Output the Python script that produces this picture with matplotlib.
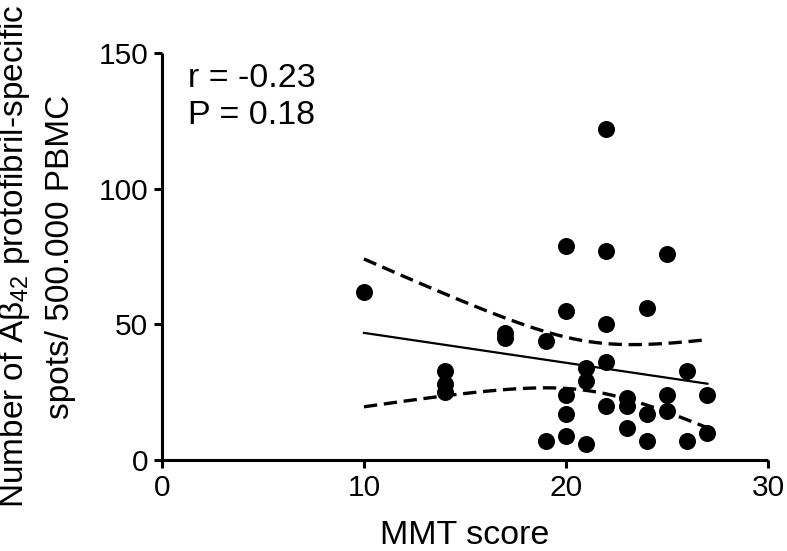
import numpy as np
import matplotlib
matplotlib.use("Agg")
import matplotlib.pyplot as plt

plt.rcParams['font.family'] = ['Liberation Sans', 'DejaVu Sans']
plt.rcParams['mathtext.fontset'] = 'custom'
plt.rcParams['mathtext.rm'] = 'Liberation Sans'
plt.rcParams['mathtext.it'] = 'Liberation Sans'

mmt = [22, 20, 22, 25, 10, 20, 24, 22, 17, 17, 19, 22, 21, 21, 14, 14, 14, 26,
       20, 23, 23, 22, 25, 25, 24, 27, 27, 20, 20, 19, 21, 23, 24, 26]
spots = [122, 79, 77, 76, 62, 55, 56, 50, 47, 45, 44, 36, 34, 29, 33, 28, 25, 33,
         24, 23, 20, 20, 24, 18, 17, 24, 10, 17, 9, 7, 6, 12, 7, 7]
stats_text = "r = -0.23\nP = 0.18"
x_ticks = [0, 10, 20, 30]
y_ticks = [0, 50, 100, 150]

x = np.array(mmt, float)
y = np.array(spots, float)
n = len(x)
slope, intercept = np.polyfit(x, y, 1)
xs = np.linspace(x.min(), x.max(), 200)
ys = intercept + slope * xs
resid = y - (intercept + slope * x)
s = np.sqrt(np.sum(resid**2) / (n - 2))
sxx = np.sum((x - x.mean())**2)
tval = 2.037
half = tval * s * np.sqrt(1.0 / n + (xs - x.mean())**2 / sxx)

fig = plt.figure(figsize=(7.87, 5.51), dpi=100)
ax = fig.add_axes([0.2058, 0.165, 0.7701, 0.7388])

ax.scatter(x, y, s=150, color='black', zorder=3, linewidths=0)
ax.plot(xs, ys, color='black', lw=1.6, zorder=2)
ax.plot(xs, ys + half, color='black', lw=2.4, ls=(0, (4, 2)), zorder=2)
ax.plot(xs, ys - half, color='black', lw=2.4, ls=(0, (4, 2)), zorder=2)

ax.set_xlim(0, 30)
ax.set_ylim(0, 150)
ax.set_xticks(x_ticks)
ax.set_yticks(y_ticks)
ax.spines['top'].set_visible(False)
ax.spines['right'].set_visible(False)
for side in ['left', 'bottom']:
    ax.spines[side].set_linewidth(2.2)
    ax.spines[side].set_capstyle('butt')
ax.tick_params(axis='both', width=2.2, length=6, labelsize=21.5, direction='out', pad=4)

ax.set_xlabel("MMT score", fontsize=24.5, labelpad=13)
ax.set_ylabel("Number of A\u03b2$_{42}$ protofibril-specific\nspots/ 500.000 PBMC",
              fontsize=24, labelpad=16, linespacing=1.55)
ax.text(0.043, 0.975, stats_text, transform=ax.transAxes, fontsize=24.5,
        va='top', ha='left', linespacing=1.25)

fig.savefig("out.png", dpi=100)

◆ ◆ ◆ ◆ ◆ ◆ ◆

- Set problem -
Set down the material above as is, without any pictures.

- Full answer -
Output the Python script that produces this picture with matplotlib.
import numpy as np
import matplotlib
matplotlib.use("Agg")
import matplotlib.pyplot as plt

plt.rcParams['font.family'] = ['Liberation Sans', 'DejaVu Sans']
plt.rcParams['mathtext.fontset'] = 'custom'
plt.rcParams['mathtext.rm'] = 'Liberation Sans'
plt.rcParams['mathtext.it'] = 'Liberation Sans'

mmt = [22, 20, 22, 25, 10, 20, 24, 22, 17, 17, 19, 22, 21, 21, 14, 14, 14, 26,
       20, 23, 23, 22, 25, 25, 24, 27, 27, 20, 20, 19, 21, 23, 24, 26]
spots = [122, 79, 77, 76, 62, 55, 56, 50, 47, 45, 44, 36, 34, 29, 33, 28, 25, 33,
         24, 23, 20, 20, 24, 18, 17, 24, 10, 17, 9, 7, 6, 12, 7, 7]
stats_text = "r = -0.23\nP = 0.18"
x_ticks = [0, 10, 20, 30]
y_ticks = [0, 50, 100, 150]

x = np.array(mmt, float)
y = np.array(spots, float)
n = len(x)
slope, intercept = np.polyfit(x, y, 1)
xs = np.linspace(x.min(), x.max(), 200)
ys = intercept + slope * xs
resid = y - (intercept + slope * x)
s = np.sqrt(np.sum(resid**2) / (n - 2))
sxx = np.sum((x - x.mean())**2)
tval = 2.037
half = tval * s * np.sqrt(1.0 / n + (xs - x.mean())**2 / sxx)

fig = plt.figure(figsize=(7.87, 5.51), dpi=100)
ax = fig.add_axes([0.2058, 0.165, 0.7701, 0.7388])

ax.scatter(x, y, s=150, color='black', zorder=3, linewidths=0)
ax.plot(xs, ys, color='black', lw=1.6, zorder=2)
ax.plot(xs, ys + half, color='black', lw=2.4, ls=(0, (4, 2)), zorder=2)
ax.plot(xs, ys - half, color='black', lw=2.4, ls=(0, (4, 2)), zorder=2)

ax.set_xlim(0, 30)
ax.set_ylim(0, 150)
ax.set_xticks(x_ticks)
ax.set_yticks(y_ticks)
ax.spines['top'].set_visible(False)
ax.spines['right'].set_visible(False)
for side in ['left', 'bottom']:
    ax.spines[side].set_linewidth(2.2)
    ax.spines[side].set_capstyle('butt')
ax.tick_params(axis='both', width=2.2, length=6, labelsize=21.5, direction='out', pad=4)

ax.set_xlabel("MMT score", fontsize=24.5, labelpad=13)
ax.set_ylabel("Number of A\u03b2$_{42}$ protofibril-specific\nspots/ 500.000 PBMC",
              fontsize=24, labelpad=16, linespacing=1.55)
ax.text(0.043, 0.975, stats_text, transform=ax.transAxes, fontsize=24.5,
        va='top', ha='left', linespacing=1.25)

fig.savefig("out.png", dpi=100)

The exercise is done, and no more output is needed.